FT article: The sports helping executives stay at the top of their game

The latest Financial Times article involving chess - "The sports helping executives stay at the top of their game" - sadly was evidently written by non-chessplayers. How could I tell? From this quote:

Chess is not a solved game: despite the computing advances, there is no known perfect way to play it. But for some, it is too controlled an environment to offer a window into the real world — too little emotion, too many pre-planned sequences. How much can you learn about life from a sport that machines play far better?

There are several things wrong with the above statement, but the primary tipoff was the "too little emotion" part - no one who has played a serious game would ever say that, including Magnus Carlsen when he loses. The part about not learning from life in anything that machines "play [or do] far better" would mean abandoning all sorts of activities in modern life. I suppose we should all stop writing and drawing now that generative AI exists?

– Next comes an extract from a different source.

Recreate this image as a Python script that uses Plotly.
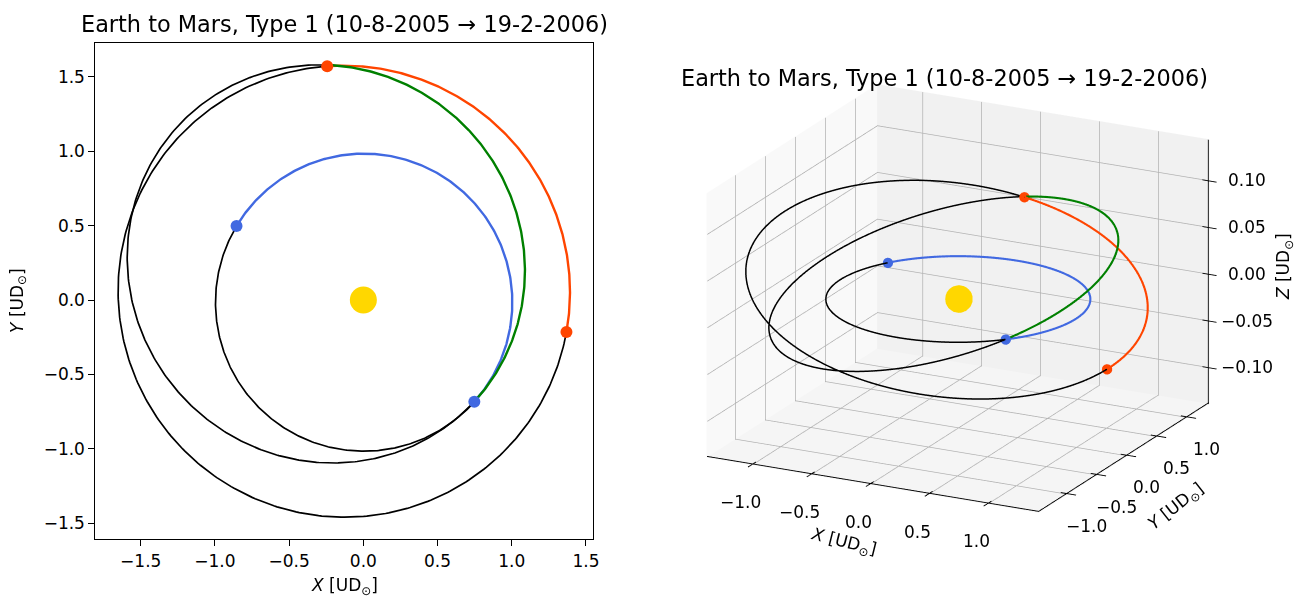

The other chess quote from the article is more on point:

Demis Hassabis, co-founder of Google DeepMind, became a chess master aged 13. He attributes his early interest in AI to playing chess “and trying to improve my own thought processes”.

And I would say an article quote on tennis is also very applicable (see Chess vs. Tennis here for more parallels) and one of the reasons I enjoy chess as a pastime:

“There’s no favouritism, there’s no politics. You either win or lose based on how you perform in the moment.”